## What is asked:
Below are the records; pull every line that includes "this".
..............................
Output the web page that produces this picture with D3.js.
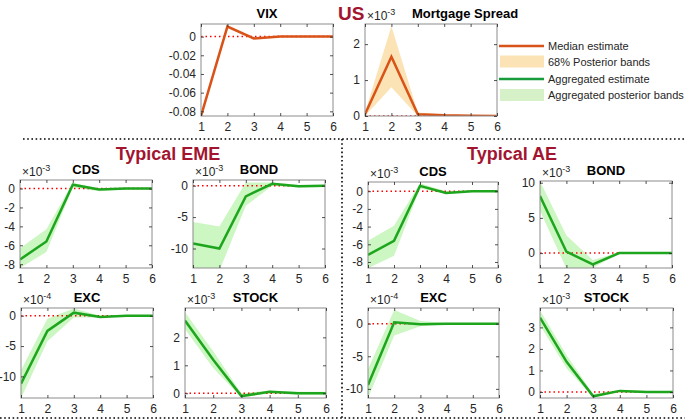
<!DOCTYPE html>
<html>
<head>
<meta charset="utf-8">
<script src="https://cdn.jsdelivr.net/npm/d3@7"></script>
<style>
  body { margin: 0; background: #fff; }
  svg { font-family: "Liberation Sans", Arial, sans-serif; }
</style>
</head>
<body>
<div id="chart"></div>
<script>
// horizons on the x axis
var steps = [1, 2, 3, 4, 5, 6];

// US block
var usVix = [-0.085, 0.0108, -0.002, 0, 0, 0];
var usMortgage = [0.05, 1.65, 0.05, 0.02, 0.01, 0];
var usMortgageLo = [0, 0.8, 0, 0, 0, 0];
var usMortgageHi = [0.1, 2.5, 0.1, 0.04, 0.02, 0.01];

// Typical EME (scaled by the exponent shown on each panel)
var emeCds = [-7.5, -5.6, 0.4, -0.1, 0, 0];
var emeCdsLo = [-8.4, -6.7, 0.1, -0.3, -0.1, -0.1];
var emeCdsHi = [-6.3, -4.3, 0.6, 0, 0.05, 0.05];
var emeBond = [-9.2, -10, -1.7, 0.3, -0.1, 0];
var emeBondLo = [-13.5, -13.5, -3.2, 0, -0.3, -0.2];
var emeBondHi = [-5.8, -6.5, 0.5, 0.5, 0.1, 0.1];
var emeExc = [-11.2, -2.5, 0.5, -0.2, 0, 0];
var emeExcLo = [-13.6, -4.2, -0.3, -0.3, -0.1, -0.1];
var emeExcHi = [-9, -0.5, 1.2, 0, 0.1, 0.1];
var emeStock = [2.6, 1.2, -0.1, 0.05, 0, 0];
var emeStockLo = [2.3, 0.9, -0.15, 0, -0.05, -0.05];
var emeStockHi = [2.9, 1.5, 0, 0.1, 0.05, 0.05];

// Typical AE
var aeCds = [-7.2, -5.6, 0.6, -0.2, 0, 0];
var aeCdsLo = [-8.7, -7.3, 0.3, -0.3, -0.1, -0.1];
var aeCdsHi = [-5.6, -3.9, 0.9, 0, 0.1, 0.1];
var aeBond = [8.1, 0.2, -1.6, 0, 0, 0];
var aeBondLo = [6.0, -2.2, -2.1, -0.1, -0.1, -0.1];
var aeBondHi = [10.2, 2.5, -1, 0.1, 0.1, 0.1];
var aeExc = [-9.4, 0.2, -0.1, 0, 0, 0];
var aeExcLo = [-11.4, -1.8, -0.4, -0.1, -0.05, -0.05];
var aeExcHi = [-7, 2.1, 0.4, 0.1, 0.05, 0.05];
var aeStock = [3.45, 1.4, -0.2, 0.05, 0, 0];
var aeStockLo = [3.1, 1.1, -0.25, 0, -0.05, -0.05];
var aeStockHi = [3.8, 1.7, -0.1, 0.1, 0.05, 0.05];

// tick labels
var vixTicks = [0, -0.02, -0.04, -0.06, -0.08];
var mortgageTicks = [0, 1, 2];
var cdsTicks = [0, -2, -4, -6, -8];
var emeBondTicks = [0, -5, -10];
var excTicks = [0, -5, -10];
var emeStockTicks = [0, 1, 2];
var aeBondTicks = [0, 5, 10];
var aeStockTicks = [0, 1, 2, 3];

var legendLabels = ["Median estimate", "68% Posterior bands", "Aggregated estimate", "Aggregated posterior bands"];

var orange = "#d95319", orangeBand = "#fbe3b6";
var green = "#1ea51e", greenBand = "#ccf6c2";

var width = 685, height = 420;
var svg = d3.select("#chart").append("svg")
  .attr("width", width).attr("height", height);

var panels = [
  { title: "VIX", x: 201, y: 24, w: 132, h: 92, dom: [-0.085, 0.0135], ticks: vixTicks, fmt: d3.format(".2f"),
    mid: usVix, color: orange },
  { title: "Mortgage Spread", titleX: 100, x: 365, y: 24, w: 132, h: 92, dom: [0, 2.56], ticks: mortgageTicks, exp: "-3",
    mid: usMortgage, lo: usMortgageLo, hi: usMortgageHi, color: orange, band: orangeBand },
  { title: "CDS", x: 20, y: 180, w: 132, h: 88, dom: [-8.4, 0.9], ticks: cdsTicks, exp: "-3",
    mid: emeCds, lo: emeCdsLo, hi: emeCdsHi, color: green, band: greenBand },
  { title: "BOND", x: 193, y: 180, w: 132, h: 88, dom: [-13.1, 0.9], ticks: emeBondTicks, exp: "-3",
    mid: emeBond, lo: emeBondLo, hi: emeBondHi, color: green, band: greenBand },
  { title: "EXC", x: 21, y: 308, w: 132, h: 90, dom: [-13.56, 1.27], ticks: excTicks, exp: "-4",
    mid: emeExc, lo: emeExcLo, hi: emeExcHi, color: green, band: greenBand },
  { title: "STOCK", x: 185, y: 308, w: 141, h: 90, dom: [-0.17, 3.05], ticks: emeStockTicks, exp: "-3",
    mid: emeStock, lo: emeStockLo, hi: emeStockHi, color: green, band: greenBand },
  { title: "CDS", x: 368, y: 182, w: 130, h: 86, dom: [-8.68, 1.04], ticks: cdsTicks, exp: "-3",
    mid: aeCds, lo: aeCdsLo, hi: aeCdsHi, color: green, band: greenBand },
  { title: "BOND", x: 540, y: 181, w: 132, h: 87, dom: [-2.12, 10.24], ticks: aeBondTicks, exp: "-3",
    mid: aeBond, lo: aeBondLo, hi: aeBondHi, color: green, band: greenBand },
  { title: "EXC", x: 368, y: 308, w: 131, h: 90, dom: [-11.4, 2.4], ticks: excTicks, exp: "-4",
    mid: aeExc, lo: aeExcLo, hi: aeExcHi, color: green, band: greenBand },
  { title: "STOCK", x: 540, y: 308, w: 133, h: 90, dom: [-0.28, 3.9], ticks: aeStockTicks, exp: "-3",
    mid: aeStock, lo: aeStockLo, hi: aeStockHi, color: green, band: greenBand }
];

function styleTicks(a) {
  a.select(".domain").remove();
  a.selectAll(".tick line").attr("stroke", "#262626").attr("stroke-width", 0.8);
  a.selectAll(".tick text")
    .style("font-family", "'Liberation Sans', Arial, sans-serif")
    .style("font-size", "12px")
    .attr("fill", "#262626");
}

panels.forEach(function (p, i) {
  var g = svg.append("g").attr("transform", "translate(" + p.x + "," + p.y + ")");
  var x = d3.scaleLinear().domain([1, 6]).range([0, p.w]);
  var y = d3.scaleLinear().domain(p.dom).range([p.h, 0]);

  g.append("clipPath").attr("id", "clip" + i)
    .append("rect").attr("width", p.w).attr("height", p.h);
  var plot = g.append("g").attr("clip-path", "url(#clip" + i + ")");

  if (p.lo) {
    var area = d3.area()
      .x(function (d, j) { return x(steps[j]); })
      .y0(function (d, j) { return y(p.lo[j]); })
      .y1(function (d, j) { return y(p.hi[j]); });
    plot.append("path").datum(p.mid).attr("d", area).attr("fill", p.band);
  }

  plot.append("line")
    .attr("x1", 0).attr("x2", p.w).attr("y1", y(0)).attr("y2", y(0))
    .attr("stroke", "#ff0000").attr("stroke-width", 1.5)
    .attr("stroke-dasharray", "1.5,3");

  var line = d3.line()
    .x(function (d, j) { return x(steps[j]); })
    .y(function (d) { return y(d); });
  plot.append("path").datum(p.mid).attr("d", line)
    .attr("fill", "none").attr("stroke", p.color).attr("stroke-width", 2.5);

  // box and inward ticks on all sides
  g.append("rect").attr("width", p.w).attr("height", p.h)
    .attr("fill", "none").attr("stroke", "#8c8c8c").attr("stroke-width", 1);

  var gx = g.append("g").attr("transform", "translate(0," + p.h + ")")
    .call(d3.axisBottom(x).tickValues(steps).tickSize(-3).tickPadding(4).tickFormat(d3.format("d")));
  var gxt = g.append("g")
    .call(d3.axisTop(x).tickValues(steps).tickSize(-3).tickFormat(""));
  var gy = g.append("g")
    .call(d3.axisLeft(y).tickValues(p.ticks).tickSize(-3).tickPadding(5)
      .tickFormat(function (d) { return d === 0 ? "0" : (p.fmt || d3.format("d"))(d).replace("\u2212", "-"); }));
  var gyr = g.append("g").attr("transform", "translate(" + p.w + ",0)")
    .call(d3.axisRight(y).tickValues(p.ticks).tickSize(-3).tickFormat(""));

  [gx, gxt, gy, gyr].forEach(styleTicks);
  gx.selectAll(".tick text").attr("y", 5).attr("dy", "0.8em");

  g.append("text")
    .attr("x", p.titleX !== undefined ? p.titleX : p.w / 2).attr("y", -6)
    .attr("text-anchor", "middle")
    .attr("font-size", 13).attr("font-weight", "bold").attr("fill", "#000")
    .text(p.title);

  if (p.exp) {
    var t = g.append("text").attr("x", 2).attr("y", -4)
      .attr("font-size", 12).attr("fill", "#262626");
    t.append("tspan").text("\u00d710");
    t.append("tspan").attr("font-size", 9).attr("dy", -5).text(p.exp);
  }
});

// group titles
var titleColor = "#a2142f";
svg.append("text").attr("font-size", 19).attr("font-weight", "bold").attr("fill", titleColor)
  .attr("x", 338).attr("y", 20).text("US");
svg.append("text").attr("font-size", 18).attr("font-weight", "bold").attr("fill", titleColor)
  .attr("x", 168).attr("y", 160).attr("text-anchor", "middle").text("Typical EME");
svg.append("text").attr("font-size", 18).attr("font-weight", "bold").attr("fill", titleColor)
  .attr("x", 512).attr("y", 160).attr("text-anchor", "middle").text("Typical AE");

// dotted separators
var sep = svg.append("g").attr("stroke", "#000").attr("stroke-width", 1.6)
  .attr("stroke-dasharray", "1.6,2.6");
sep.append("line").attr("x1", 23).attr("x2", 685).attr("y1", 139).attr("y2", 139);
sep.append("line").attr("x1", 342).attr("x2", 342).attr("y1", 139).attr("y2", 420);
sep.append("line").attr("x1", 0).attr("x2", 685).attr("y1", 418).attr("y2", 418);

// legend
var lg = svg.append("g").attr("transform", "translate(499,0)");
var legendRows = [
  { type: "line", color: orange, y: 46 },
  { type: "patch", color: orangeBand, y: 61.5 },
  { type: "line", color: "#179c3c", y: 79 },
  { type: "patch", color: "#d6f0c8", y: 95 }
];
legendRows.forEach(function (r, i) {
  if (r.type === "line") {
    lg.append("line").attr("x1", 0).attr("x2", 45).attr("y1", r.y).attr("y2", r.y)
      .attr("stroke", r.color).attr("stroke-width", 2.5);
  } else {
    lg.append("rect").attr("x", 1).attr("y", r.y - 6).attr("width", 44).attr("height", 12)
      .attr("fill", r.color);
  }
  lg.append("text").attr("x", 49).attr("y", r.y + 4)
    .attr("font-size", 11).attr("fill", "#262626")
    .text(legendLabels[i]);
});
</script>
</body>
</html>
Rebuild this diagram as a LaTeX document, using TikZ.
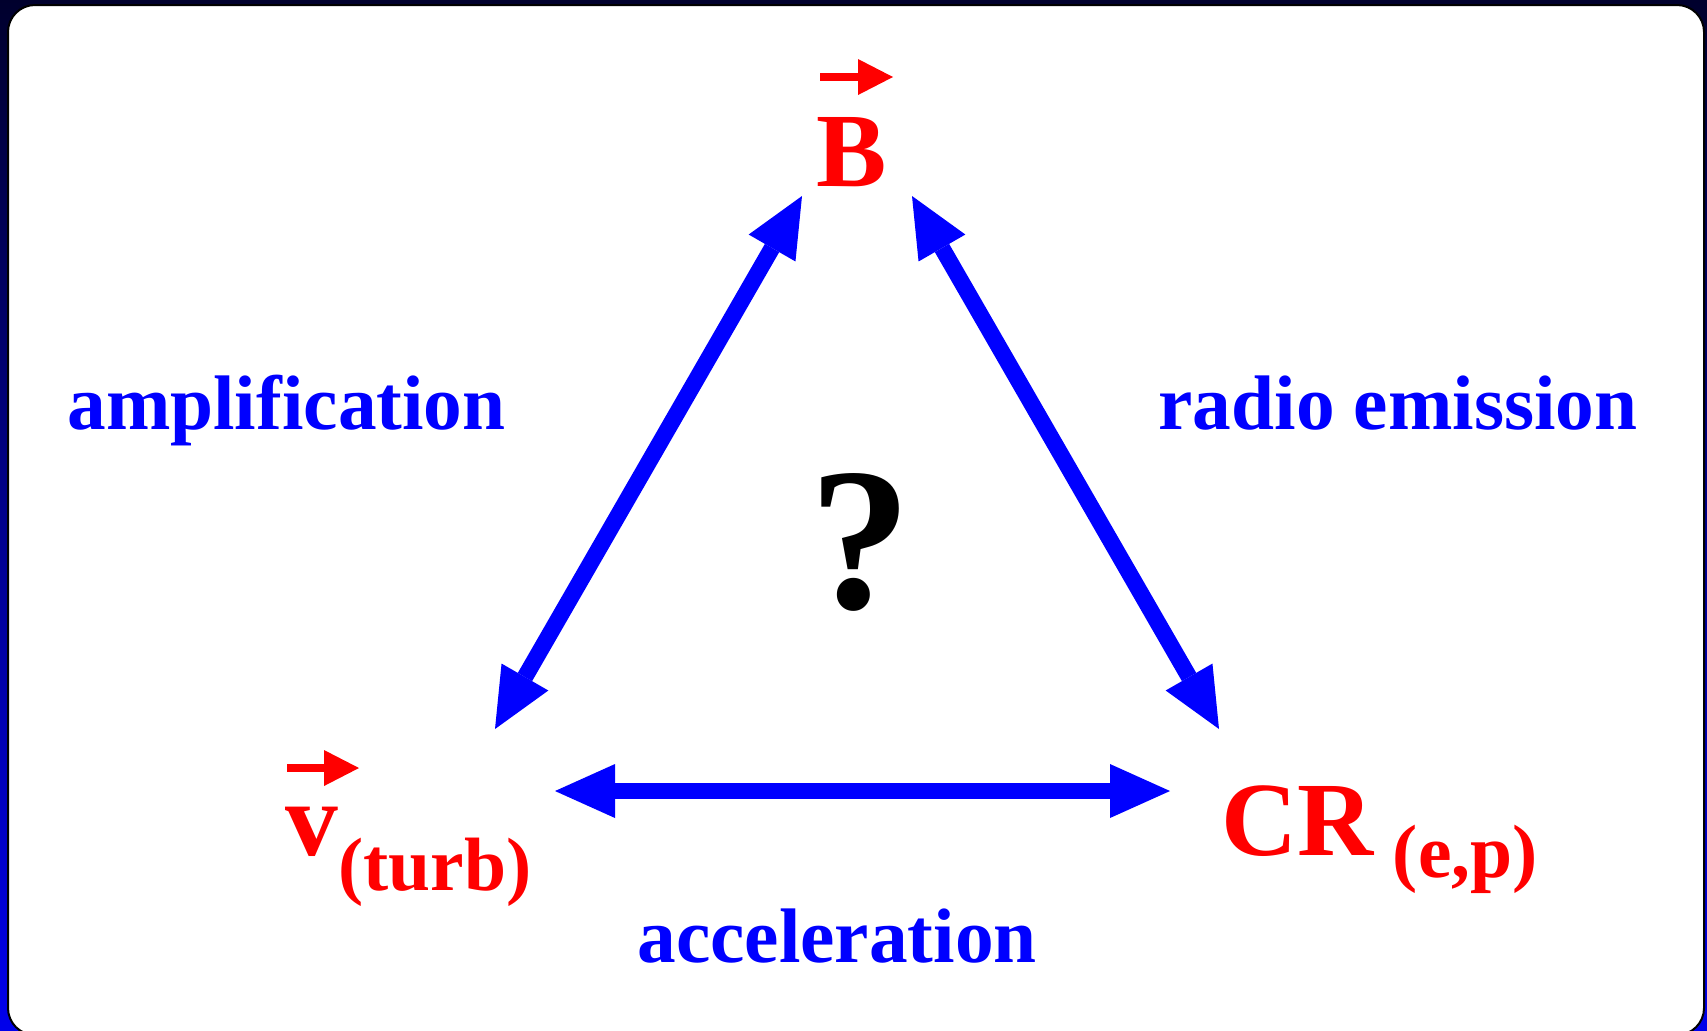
..............................
## Task output:
Output the web page that produces this picture with D3.js.
Rebuild this diagram as a LaTeX document, using TikZ.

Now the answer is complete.